The Treasury Department designated Libyan Foreign Minister Moussa Koussa and 16 major entities owned or controlled by the Government of Libya. The effort is an attempt to isolate Libyan officials, as the government's forces crush Libyan rebels that had conquered large portions of the country.
The move freezes any U.S.-based asset of those designated, and makes it illegal for people in the United States to do business with them. The other entities targeted are part of Libya's banking, oil, aviation and investment sectors. Officials say they want to use some of the $32 million in frozen assets to help Libyan rebels. The U.S. has been more cautious about imposing a French-led no-fly zone over the North African country, a move supported by the Arab League and a strong rebel demand repeated in a meeting with Secretary of State Hillary Clinton.
U.S. officials nevertheless touted the action as a "strong" step against Libyan government finances. "Today's designation of Moussa Koussa builds on the strong steps taken by the United States to apply targeted, financial pressure on the Qadhafi regime," said Acting Under Secretary for Terrorism and Financial Intelligence David S. Cohen. "The identification of state-owned companies furthers Libya's isolation from the U.S. financial system."

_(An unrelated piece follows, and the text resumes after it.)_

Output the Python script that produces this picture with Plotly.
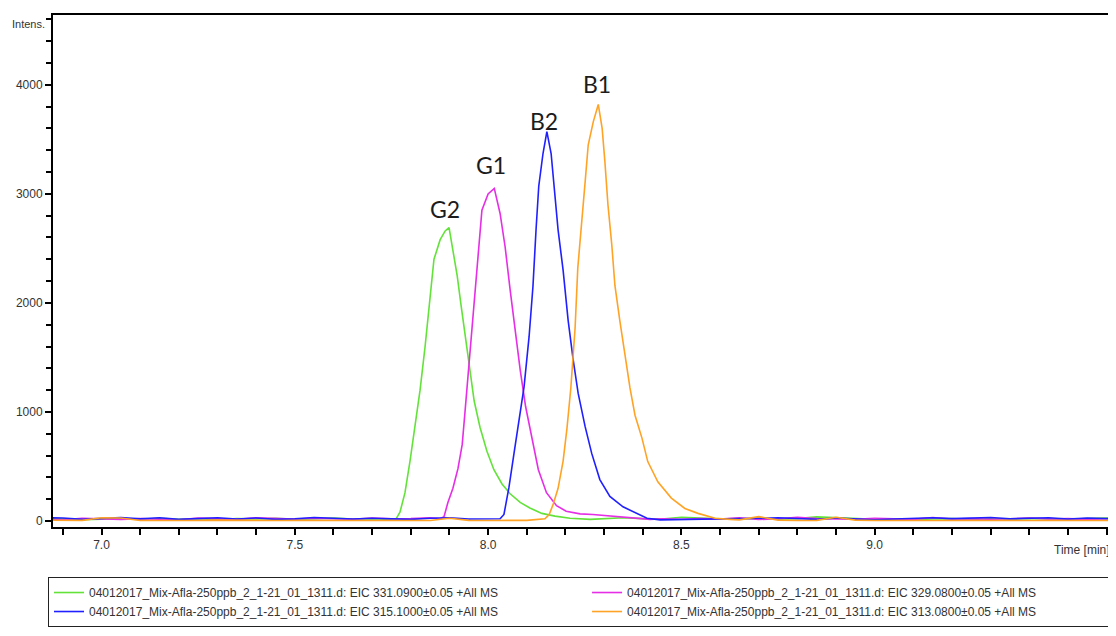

In continued fighting in Libya Tuesday, rebels lost the important town Ajdabiya along the coast to government advances, while the control of the rebel-held port of Brega remains contested. The frontline of their force is being pushed back in the direction of the rebel capital, Benghazi, as Muammar Gaddafi's forces bombard eastern cities from the air, land, and sea. U.S. officials "understand the urgency of this," Clinton said, and are looking for ways to support the opposition.